IAG is promoting its Constant Climate temperature-controlled service to pharmaceutical exporters in Belgium, Switzerland and Italy, with the U.S. East Coast the major destination. Increased belly capacity out of Tel Aviv, Israel, which has gone up from an A320 to a B777, has also been helpful in this regard, Nielen says.

Global airfreight yields were down by 5.7 percent in the first quarter compared with Q1 2013, according to the Cass Freight Index. Air France-KLM suffered erosion of “only” 3.5 percent, helped in part by a focus on higher-revenue express and temperature-controlled products, Erik Varwijk, executive vice president of cargo, says.
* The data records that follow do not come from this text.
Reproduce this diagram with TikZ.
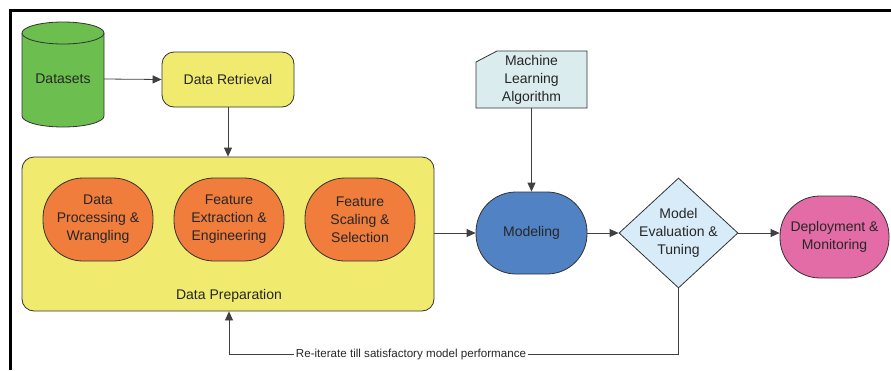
\documentclass[tikz,border=0pt]{standalone}
\usepackage{fontspec}
\setmainfont{Liberation Sans}
\usetikzlibrary{shapes.geometric,arrows.meta,calc}
\definecolor{cgreen}{RGB}{108,190,78}
\definecolor{cyellow}{RGB}{240,235,110}
\definecolor{corange}{RGB}{240,125,60}
\definecolor{cblue}{RGB}{80,130,196}
\definecolor{cdiam}{RGB}{215,236,248}
\definecolor{cmla}{RGB}{218,236,238}
\definecolor{cpink}{RGB}{227,108,166}
\begin{document}
\begin{tikzpicture}[x=1pt,y=-1pt,
  lbl/.style={font=\fontsize{14}{18}\selectfont, align=center, text=black!85},
  small/.style={font=\fontsize{11.6}{14}\selectfont, text=black!85, inner sep=2pt},
  box/.style={draw=black!80, line width=0.8pt},
  conn/.style={draw=black!75, line width=0.8pt, -{Triangle[length=9pt,width=8pt]}},
  plain/.style={draw=black!75, line width=0.8pt},
  pill/.style={box, lbl, rounded corners=40pt, inner sep=0pt},
]
\useasboundingbox (0,0) rectangle (891,370);
% frame
\draw[line width=3pt] (10.5,370) -- (10.5,10.5) -- (891,10.5);

% Datasets cylinder
\fill[cgreen] (22,33) -- (22,116) arc[start angle=180, end angle=360, x radius=41pt, y radius=11pt] -- (104,33) -- cycle;
\draw[box] (22,33) -- (22,116) arc[start angle=180, end angle=360, x radius=41pt, y radius=11pt] -- (104,33);
\draw[box, fill=cgreen] (63,33) ellipse [x radius=41pt, y radius=11pt];
\node[lbl, minimum width=82pt, inner sep=0pt] (ds) at (63,79) {Datasets};

% Data Retrieval
\node[box, lbl, fill=cyellow, rounded corners=12pt, minimum width=132pt, minimum height=55pt] (dr) at (228,79.5) {Data Retrieval};

% Data Preparation container
\node[box, fill=cyellow, rounded corners=12pt, minimum width=412pt, minimum height=154pt] (prep) at (228,234) {};
\node[lbl] (preplbl) at (229,296) {Data Preparation};
\node[pill, fill=corange, minimum width=110pt, minimum height=83pt] (dp) at (98,219.5) {Data\\Processing \&\\Wrangling};
\node[pill, fill=corange, minimum width=110pt, minimum height=83pt] (fe) at (229,219.5) {Feature\\Extraction \&\\Engineering};
\node[pill, fill=corange, minimum width=110pt, minimum height=83pt] (fs) at (360,219.5) {Feature\\Scaling \&\\Selection};

% Machine Learning Algorithm
\draw[box, fill=cmla] (476,108) -- (476,62) -- (497,51) -- (587,51) -- (587,108) -- cycle;
\node[lbl, minimum width=111pt, minimum height=57pt, inner sep=0pt] (mla) at (531.5,79.5) {Machine\\Learning\\Algorithm};

% Modeling
\node[pill, fill=cblue, minimum width=111pt, minimum height=82pt] (model) at (531.5,233) {Modeling};

% Evaluation diamond
\node[diamond, box, fill=cdiam, minimum width=119pt, minimum height=110pt, inner sep=0pt] (ev) at (678.5,233) {};
\node[lbl] (evt) at (ev.center) {Model\\Evaluation \&\\Tuning};

% Deployment
\node[pill, fill=cpink, minimum width=109pt, minimum height=82pt] (dep) at (834.5,237) {Deployment \&\\Monitoring};

% connectors
\draw[conn] (ds.east) -- (dr.west);
\draw[conn] (dr.south) -- (prep.north);
\draw[conn] (prep.east |- model.west) -- (model.west);
\draw[conn] (mla.south) -- (model.north);
\draw[conn] (model.east) -- (ev.west);
\draw[conn] (ev.east) -- (dep.west |- ev.east);

% feedback loop
\node[small] (rl) at (411,354.5) {Re-iterate till satisfactory model performance};
\draw[plain] (ev.south) |- (rl.east);
\draw[conn] (rl.west) -| (preplbl.south |- prep.south);
\end{tikzpicture}
\end{document}
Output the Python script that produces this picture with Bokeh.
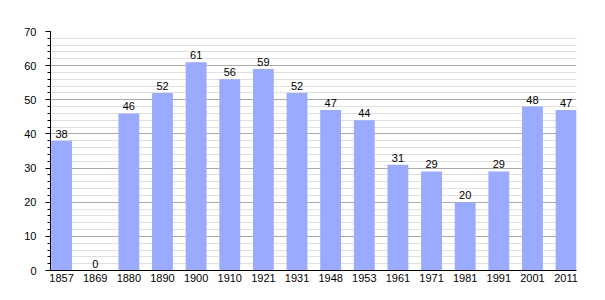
from bokeh.plotting import figure
from bokeh.models import ColumnDataSource, FixedTicker, Range1d
from bokeh.embed import file_html
from bokeh.resources import INLINE
from bokeh.core.properties import value

years = ["1857", "1869", "1880", "1890", "1900", "1910", "1921", "1931",
         "1948", "1953", "1961", "1971", "1981", "1991", "2001", "2011"]
population = [38, 0, 46, 52, 61, 56, 59, 52, 47, 44, 31, 29, 20, 29, 48, 47]
y_ticks = [0, 10, 20, 30, 40, 50, 60, 70]

xs = list(range(len(years)))
src = ColumnDataSource(dict(x=xs, top=population, lab=[str(v) for v in population]))

p = figure(width=605, height=300, output_backend="svg", toolbar_location=None,
           x_range=Range1d(-0.33, len(years) - 1 + 0.31), y_range=Range1d(0, 70),
           min_border_left=50, min_border_right=29, min_border_top=31, min_border_bottom=30)
p.outline_line_color = None
p.background_fill_color = "white"

p.vbar(x="x", top="top", bottom=0, width=0.62, source=src,
       fill_color="#99aaff", line_color=None)
p.text(x="x", y="top", text="lab", source=src, text_align="center",
       text_baseline="bottom", y_offset=-3, text_font_size="11px",
       text_font=value("Liberation Sans"), text_color="#000000")

# grids
p.xgrid.grid_line_color = None
p.ygrid.grid_line_color = "#aaaaaa"
p.ygrid.grid_line_width = 1
p.ygrid.minor_grid_line_color = "#e0e0e0"
p.ygrid.minor_grid_line_width = 1

# y axis
p.yaxis.ticker = FixedTicker(ticks=y_ticks, minor_ticks=list(range(0, 71, 2)))
p.yaxis.axis_line_color = "black"
p.yaxis.major_tick_line_color = "black"
p.yaxis.minor_tick_line_color = "black"
p.yaxis.major_tick_out = 5
p.yaxis.major_tick_in = 0
p.yaxis.minor_tick_out = 3
p.yaxis.minor_tick_in = 0
p.yaxis.major_label_standoff = 9
p.yaxis.major_label_text_font = "Liberation Sans"
p.yaxis.major_label_text_font_size = "11px"
p.yaxis.major_label_text_color = "black"

# x axis
p.xaxis.ticker = FixedTicker(ticks=xs)
p.xaxis.major_label_overrides = {i: y for i, y in zip(xs, years)}
p.xaxis.axis_line_color = "black"
p.xaxis.major_tick_line_color = None
p.xaxis.minor_tick_line_color = None
p.xaxis.major_tick_out = 0
p.xaxis.major_tick_in = 0
p.xaxis.major_label_standoff = 3
p.xaxis.major_label_text_font = "Liberation Sans"
p.xaxis.major_label_text_font_size = "11px"
p.xaxis.major_label_text_color = "black"

open("out.html", "w").write(file_html(p, INLINE))
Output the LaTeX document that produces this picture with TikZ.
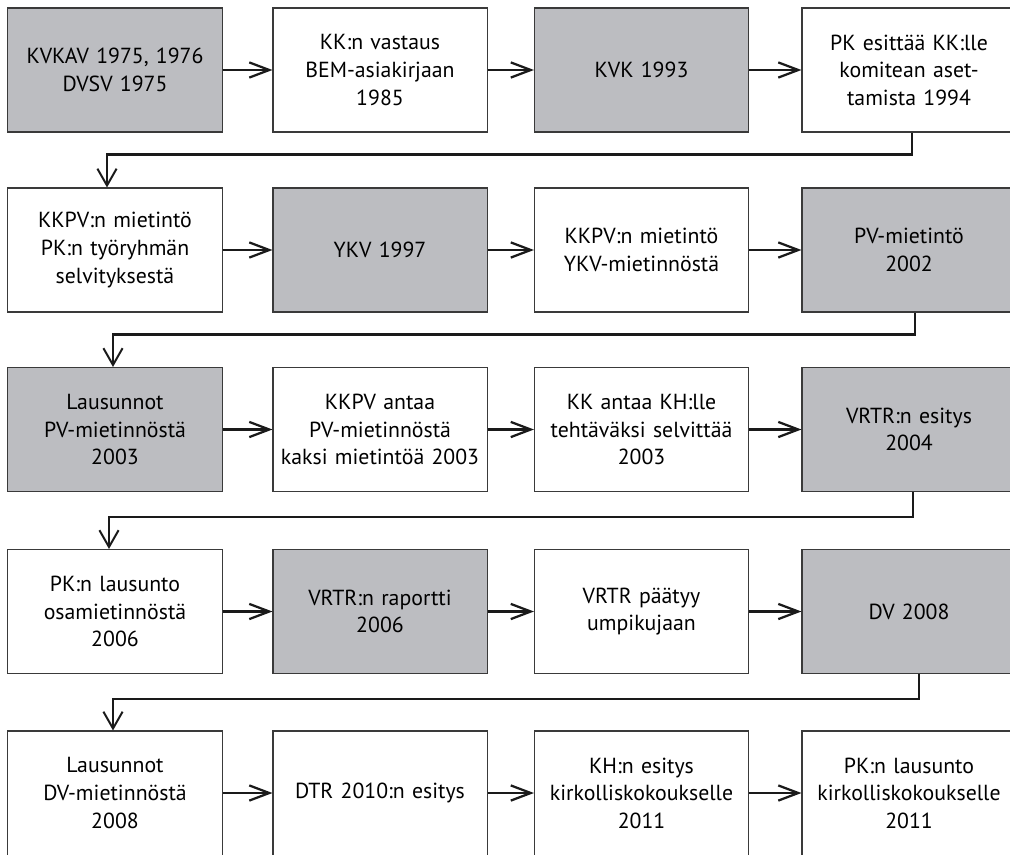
\documentclass[tikz,border=0pt]{standalone}
\usepackage{fontspec}
\setmainfont{PT Sans}
\usepackage[HTML]{xcolor}
\usetikzlibrary{positioning, arrows.meta}
\definecolor{boxgray}{HTML}{BCBDC1}
\definecolor{edge}{HTML}{3A3A3A}

\begin{document}
\begin{tikzpicture}[x=0.025cm, y=-0.025cm,
  every node/.style={font=\fontsize{15.5}{19.6}\selectfont},
  box/.style={draw=edge, line width=0.75pt, fill=white, minimum width=5.35cm, minimum height=3.1cm, text width=5.3cm, align=center, inner sep=0pt},
  grey/.style={box, fill=boxgray},
  link/.style={-{Straight Barb[length=0.5cm, width=0.38cm, line width=1.6pt]}, line width=1.6pt, black!90},
  turn/.style={-{Straight Barb[length=0.42cm, width=0.48cm, line width=1.4pt]}, line width=1.6pt, black!90}]
\useasboundingbox (0,0) rectangle (1010,854);
% rivi 1
\node[grey] (a1) at (115,70) {KVKAV 1975, 1976\\DVSV 1975};
\node[box] (a2) at (380,70) {KK:n vastaus\\BEM-asiakirjaan\\1985};
\node[grey] (a3) at (641.5,70) {KVK 1993};
\node[box] (a4) at (909,70) {PK esittää KK:lle\\komitean aset-\\tamista 1994};
% rivi 2
\node[box] (b1) at (115,250) {KKPV:n mietintö\\PK:n työryhmän\\selvityksestä};
\node[grey] (b2) at (380,250) {YKV 1997};
\node[box] (b3) at (641.5,250) {KKPV:n mietintö\\YKV-mietinnöstä};
\node[grey] (b4) at (909,250) {PV-mietintö\\2002};
% rivi 3
\node[grey] (c1) at (115,429.5) {Lausunnot\\PV-mietinnöstä\\2003};
\node[box] (c2) at (380,429.5) {KKPV antaa\\PV-mietinnöstä\\kaksi mietintöä 2003};
\node[box] (c3) at (641.5,429.5) {KK antaa KH:lle\\tehtäväksi selvittää\\2003};
\node[grey] (c4) at (909,429.5) {VRTR:n esitys\\2004};
% rivi 4
\node[box] (d1) at (115,611.5) {PK:n lausunto\\osamietinnöstä\\2006};
\node[grey] (d2) at (380,611.5) {VRTR:n raportti\\2006};
\node[box] (d3) at (641.5,611.5) {VRTR päätyy\\umpikujaan};
\node[grey] (d4) at (909,611.5) {DV 2008};
% rivi 5
\node[box] (e1) at (115,793) {Lausunnot\\DV-mietinnöstä\\2008};
\node[box] (e2) at (380,793) {DTR 2010:n esitys};
\node[box] (e3) at (641.5,793) {KH:n esitys\\kirkolliskokoukselle\\2011};
\node[box] (e4) at (909,793) {PK:n lausunto\\kirkolliskokoukselle\\2011};
% nuolet riveillä
\draw[link] (a1) -- (a2);
\draw[link] (a2) -- (a3);
\draw[link] (a3) -- (a4);
\draw[link] (b1) -- (b2);
\draw[link] (b2) -- (b3);
\draw[link] (b3) -- (b4);
\draw[link] (c1) -- (c2);
\draw[link] (c2) -- (c3);
\draw[link] (c3) -- (c4);
\draw[link] (d1) -- (d2);
\draw[link] (d2) -- (d3);
\draw[link] (d3) -- (d4);
\draw[link] (e1) -- (e2);
\draw[link] (e2) -- (e3);
\draw[link] (e3) -- (e4);
% rivinvaihdot
\draw[turn] ([xshift=0.07cm]a4.south) -- ++(0,22) -| ([xshift=-0.2cm]b1.north);
\draw[turn] ([xshift=0.15cm]b4.south) -- ++(0,22) -| ([xshift=-0.05cm]c1.north);
\draw[turn] ([xshift=0.1cm]c4.south) -- ++(0,25) -| ([xshift=-0.15cm]d1.north);
\draw[turn] ([xshift=0.25cm]d4.south) -- ++(0,25) -| ([xshift=-0.05cm]e1.north);
\end{tikzpicture}
\end{document}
Three years ago, AF-KL carried 42 percent “special” cargo, which it categorizes as express, mail, pharmaceuticals, perishables, live animals, valuables and aerospace products. That ratio is now up to 51 percent, largely because of increased pharmaceutical volumes, Varwijk says.

The group has new pharma centers at its two home hubs Amsterdam Schiphol and Paris CDG. Meanwhile, international express operator Sodexi, majority-owned by AF-KL with French post office Geopost also holding a stake, is set to complete a new handling facility in Paris next year.

Like IAG Cargo, AF-KL is trying to exploit opportunities in Latin America. It now operates a weekly freighter from Schiphol to Curitiba, Brazil, and has added belly-hold capacity to Santiago, Panama City and Brasilia, Brazil, in recent months.

To help further its ambitions in the region, the group is intensifying its partnership with Delta Air Lines. “Not every Skyteam carrier has exactly the same range of [cargo] products, but we want to improve our interline capability on express and pharma, in line with how the passenger alliances function,” Varwijk says.

Virgin Atlantic saw a 3 percent increase in tonnage out of the EMEA region in “a challenging market,” John Lloyd, director of cargo, says. “So far this year, we have doubled our perishables traffic from Amsterdam and seen a healthy increase in general cargo from Frankfurt, Paris and Vienna.

“Inbound from New York to London, we are also carrying more cargo destined for markets such as Amsterdam and Brussels,” Lloyd says. “We expect the upwards trend on these routes to continue.

“Overall, our origin traffic from Europe to the U.S. and from the U.S. to Europe has increased considerably so far this year. Yields, however, remain a concern given the amount of capacity in the market.”